Task instructions ▸
Which lines contain the string "chart"? Please list every one of them.

Source material ▸
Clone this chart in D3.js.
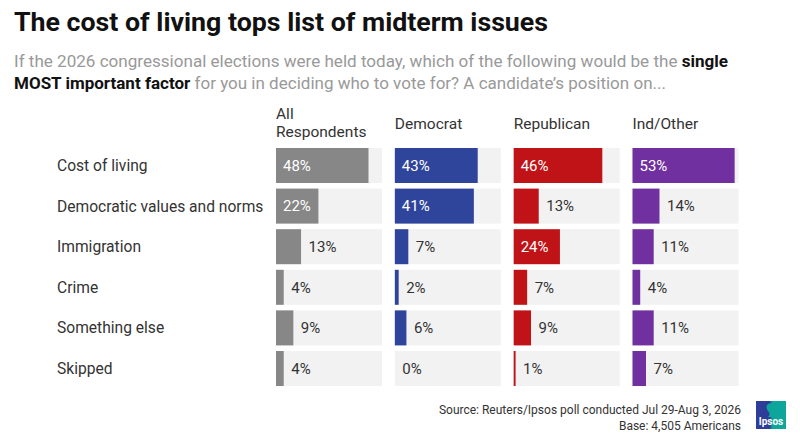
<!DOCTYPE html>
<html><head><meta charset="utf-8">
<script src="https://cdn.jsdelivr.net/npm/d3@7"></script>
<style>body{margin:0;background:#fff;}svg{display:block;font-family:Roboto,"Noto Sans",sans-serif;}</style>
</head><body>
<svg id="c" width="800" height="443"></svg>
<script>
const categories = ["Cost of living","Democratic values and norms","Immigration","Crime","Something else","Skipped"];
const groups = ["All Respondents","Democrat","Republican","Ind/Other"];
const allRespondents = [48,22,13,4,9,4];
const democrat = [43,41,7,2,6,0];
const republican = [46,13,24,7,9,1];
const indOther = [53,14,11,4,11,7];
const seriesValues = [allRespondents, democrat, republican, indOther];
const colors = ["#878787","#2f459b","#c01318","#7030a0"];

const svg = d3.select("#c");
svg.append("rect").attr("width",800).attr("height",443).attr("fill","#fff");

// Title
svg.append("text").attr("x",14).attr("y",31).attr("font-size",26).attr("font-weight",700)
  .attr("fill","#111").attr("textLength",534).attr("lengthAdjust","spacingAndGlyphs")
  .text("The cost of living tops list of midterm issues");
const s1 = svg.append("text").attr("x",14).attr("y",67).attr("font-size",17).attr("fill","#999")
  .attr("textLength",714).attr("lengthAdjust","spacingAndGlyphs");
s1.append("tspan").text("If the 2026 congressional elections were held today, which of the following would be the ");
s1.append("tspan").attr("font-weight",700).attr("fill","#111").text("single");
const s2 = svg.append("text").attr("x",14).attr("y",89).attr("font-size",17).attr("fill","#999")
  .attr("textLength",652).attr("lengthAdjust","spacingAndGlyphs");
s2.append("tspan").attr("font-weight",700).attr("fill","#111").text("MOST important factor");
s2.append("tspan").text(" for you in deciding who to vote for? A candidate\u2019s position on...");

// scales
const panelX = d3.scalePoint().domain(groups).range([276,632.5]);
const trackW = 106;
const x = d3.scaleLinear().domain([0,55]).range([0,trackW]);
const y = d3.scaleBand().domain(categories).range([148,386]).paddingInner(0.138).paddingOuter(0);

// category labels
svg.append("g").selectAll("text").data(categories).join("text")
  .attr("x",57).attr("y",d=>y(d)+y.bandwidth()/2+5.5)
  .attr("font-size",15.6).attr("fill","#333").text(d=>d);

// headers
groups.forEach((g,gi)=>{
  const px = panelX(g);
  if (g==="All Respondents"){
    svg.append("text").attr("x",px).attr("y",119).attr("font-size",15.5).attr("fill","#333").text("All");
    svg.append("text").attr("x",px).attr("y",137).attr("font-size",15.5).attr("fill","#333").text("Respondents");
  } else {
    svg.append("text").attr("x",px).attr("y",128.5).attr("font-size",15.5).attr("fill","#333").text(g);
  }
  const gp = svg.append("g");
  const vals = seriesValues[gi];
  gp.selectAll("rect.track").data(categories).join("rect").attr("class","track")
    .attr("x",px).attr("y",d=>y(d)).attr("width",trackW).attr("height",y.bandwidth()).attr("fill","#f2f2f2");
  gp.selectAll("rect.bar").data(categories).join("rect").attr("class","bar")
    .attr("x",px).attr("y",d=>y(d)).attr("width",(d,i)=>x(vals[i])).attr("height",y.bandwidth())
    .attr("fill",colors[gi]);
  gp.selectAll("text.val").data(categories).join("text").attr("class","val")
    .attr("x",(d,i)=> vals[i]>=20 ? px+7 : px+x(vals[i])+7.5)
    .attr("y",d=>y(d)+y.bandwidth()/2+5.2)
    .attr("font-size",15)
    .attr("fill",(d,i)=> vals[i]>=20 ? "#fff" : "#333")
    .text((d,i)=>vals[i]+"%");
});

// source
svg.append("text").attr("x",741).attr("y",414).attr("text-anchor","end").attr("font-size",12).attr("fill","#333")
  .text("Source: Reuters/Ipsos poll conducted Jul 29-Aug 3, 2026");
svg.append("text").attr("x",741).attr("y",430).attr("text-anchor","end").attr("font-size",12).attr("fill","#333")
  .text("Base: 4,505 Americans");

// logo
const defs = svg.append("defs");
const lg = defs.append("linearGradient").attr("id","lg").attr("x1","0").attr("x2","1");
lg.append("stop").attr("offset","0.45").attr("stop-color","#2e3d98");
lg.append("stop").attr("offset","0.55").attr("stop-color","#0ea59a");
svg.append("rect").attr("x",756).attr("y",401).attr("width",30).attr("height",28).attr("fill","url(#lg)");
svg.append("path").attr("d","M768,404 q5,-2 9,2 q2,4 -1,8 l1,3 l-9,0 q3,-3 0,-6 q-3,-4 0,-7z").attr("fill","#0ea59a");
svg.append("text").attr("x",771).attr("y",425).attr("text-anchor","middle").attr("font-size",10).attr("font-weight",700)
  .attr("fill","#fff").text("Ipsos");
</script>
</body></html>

==

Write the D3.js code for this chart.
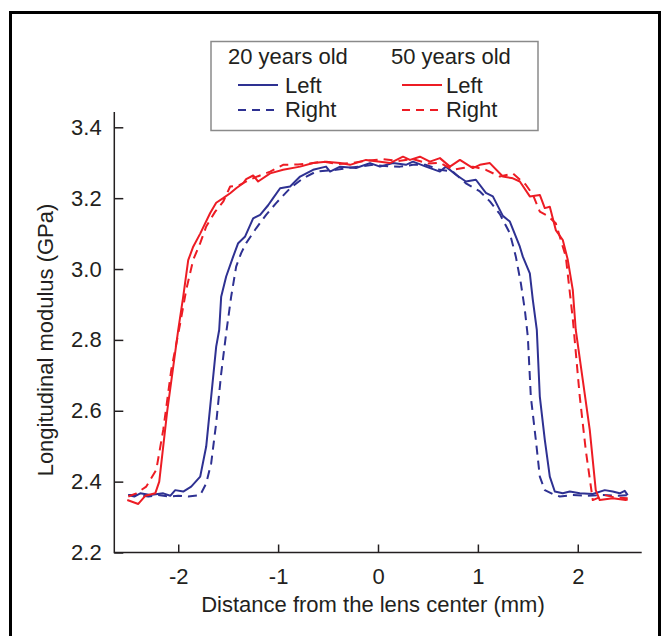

Solved problem ▸
Clone this chart in D3.js.
Write the D3.js code for this chart.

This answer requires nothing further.